__INPUT RECORDS__:
---
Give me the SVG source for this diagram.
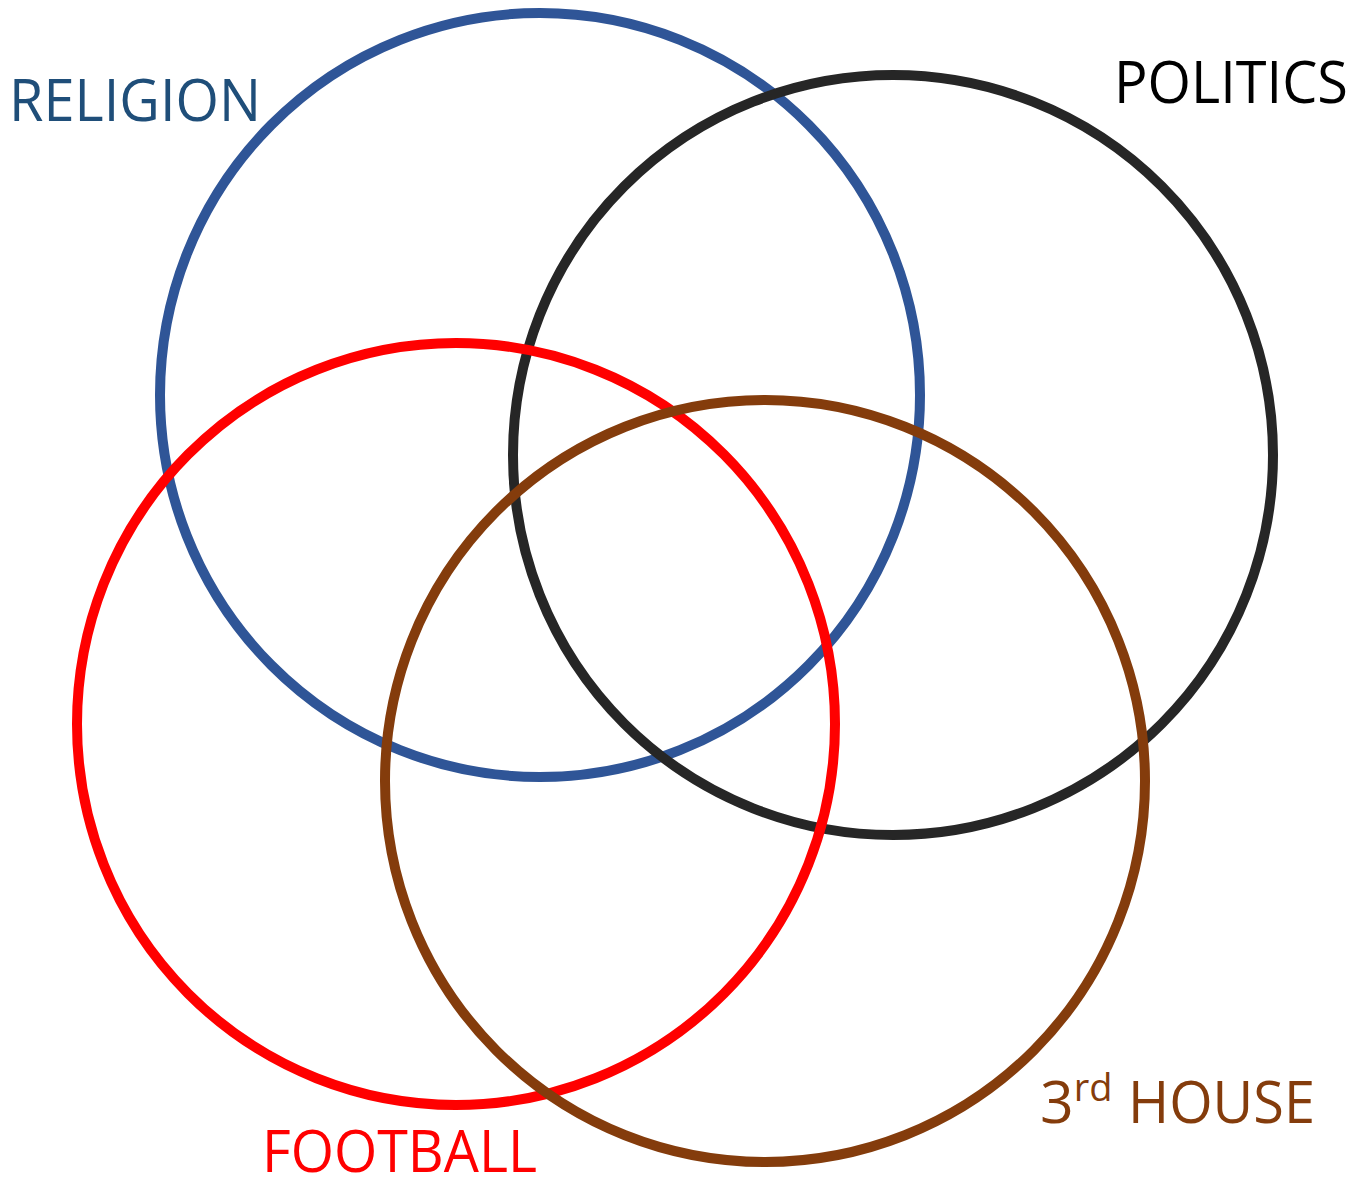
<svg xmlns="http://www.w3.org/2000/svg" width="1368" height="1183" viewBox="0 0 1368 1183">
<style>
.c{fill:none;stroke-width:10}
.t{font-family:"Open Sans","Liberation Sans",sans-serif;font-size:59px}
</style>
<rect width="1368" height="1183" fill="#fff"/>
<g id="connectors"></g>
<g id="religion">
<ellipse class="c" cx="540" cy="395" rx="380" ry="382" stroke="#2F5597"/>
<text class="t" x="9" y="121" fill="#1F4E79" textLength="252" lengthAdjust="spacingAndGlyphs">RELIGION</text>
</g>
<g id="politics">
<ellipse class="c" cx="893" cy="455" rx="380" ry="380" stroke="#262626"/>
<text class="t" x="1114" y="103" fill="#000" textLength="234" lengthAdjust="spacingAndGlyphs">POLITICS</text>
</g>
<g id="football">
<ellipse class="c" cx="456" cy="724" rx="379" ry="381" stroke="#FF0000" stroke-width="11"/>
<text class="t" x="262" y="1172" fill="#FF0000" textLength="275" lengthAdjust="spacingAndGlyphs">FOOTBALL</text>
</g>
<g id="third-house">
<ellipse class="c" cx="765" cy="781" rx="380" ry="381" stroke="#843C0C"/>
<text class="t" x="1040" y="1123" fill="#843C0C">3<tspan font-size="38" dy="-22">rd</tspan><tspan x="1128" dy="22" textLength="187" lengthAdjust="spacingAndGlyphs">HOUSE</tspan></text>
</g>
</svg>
---
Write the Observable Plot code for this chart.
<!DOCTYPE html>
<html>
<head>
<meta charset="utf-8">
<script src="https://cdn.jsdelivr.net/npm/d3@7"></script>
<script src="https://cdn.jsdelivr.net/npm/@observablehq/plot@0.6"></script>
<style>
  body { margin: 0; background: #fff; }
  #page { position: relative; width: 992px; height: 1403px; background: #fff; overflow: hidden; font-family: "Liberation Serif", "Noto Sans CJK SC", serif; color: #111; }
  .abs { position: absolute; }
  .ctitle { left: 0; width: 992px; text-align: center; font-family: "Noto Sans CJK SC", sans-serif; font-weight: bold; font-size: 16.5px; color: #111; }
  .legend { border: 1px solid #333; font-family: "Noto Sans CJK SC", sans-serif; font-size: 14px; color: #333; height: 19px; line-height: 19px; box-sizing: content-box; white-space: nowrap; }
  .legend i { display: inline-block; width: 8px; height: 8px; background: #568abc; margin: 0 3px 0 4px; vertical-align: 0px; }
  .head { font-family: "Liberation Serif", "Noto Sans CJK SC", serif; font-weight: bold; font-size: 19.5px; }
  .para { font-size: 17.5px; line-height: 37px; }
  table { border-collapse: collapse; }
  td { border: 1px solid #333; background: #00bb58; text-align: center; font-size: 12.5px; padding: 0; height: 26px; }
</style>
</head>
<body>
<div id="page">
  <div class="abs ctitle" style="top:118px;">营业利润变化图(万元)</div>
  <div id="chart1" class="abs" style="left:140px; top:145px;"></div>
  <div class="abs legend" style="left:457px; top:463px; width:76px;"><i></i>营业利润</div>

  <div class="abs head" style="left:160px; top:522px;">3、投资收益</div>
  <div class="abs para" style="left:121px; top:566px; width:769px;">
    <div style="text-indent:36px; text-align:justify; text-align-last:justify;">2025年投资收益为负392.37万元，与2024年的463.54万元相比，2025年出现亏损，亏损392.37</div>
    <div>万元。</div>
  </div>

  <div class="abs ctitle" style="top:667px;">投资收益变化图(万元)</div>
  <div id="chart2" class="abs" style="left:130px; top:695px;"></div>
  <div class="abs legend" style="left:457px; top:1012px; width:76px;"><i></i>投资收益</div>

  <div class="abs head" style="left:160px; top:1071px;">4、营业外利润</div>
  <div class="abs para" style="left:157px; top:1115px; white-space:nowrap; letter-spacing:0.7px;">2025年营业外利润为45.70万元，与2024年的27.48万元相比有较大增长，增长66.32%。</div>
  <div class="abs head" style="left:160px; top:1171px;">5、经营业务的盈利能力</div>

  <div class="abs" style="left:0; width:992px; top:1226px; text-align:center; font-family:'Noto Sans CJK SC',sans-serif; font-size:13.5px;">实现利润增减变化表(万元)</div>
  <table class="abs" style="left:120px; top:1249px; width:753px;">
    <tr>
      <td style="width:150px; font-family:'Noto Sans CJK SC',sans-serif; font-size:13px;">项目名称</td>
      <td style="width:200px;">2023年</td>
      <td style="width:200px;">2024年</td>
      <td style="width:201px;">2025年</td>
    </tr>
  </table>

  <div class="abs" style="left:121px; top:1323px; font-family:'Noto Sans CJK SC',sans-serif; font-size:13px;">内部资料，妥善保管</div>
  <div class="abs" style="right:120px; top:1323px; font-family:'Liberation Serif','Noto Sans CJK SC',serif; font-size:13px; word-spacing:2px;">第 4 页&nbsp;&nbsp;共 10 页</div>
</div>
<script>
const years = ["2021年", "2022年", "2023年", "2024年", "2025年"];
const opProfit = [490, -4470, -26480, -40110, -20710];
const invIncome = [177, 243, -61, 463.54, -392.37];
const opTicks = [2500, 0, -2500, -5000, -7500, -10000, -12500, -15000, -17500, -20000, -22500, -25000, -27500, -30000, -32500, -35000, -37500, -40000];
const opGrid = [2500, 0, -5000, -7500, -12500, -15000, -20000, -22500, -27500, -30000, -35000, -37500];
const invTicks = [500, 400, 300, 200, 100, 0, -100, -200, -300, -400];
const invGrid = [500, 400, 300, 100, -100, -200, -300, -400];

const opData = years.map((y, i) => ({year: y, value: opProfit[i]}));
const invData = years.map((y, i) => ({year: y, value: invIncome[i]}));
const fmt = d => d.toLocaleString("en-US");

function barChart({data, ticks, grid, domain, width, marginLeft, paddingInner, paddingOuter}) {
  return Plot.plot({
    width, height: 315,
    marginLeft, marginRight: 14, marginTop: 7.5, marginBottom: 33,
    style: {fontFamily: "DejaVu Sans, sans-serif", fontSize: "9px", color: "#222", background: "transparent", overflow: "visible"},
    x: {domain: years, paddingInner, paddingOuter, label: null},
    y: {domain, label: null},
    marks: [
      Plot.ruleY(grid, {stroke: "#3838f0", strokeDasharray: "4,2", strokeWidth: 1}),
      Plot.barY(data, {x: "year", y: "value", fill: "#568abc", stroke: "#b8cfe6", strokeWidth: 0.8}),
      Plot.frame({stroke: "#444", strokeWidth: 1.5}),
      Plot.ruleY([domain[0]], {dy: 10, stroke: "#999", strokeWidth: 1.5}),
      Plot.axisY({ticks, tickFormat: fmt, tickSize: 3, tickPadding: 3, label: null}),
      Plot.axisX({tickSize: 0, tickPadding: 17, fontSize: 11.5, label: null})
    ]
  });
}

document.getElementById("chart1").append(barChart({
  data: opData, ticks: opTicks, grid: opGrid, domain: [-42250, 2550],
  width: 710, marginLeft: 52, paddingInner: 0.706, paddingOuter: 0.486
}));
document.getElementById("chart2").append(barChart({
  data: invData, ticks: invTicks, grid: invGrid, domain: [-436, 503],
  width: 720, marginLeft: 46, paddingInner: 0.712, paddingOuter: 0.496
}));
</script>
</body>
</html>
---
__WHAT THE TASK REQUIRES__: Within the listing above, copy each line that has the string "this".

__THE RESPONSE__:
Give me the SVG source for this diagram.
Write the Observable Plot code for this chart.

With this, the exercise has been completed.